Estimation of the benchmark model shows that all price elasticities are elastic, and their signs are as expected. Public capital elasticities are positive, although much smaller than reported in the literature.
Various formulations of wage and the output price are tried, and yield results that differ little from the benchmark. Omission of output price implies a misspecification error. Further, output price cannot be replaced by city-size and regional dummies as has been suggested by some authors.
Variations on the formulation of the public capital stock show two things. First, expected effect of public capital appears only after controlling for city size. Second, the size of the public capital elasticities are sensitive to the definition and specification of this public sector variable.

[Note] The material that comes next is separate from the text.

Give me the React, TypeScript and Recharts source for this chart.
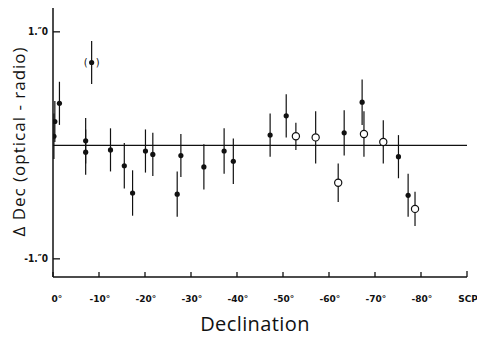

The robustness of 1982 result is established by showing that all elasticities maintain the same signs in 1963 and 1972, despite difficulties encountered in data construction.
Simulations on various government policies are conducted on ten metropolitan areas in five states. Policy simulations considered are changes in state corporate income tax rates, state property tax rates, a combination of both state corporate income tax rates and state property tax rates, interest rates, the federal investment tax credit, wages, the output price, and public capital stocks.
The results shows the existence of different spatial impacts of government policies. It is also clear that the manufacturing sector is more sensitive to a federal policy of changing interest rates than a change in the investment tax credit. Government expenditures on public capital are also shown to be more effective in influencing the manufacturing sector in smaller metropolitan areas than larger ones.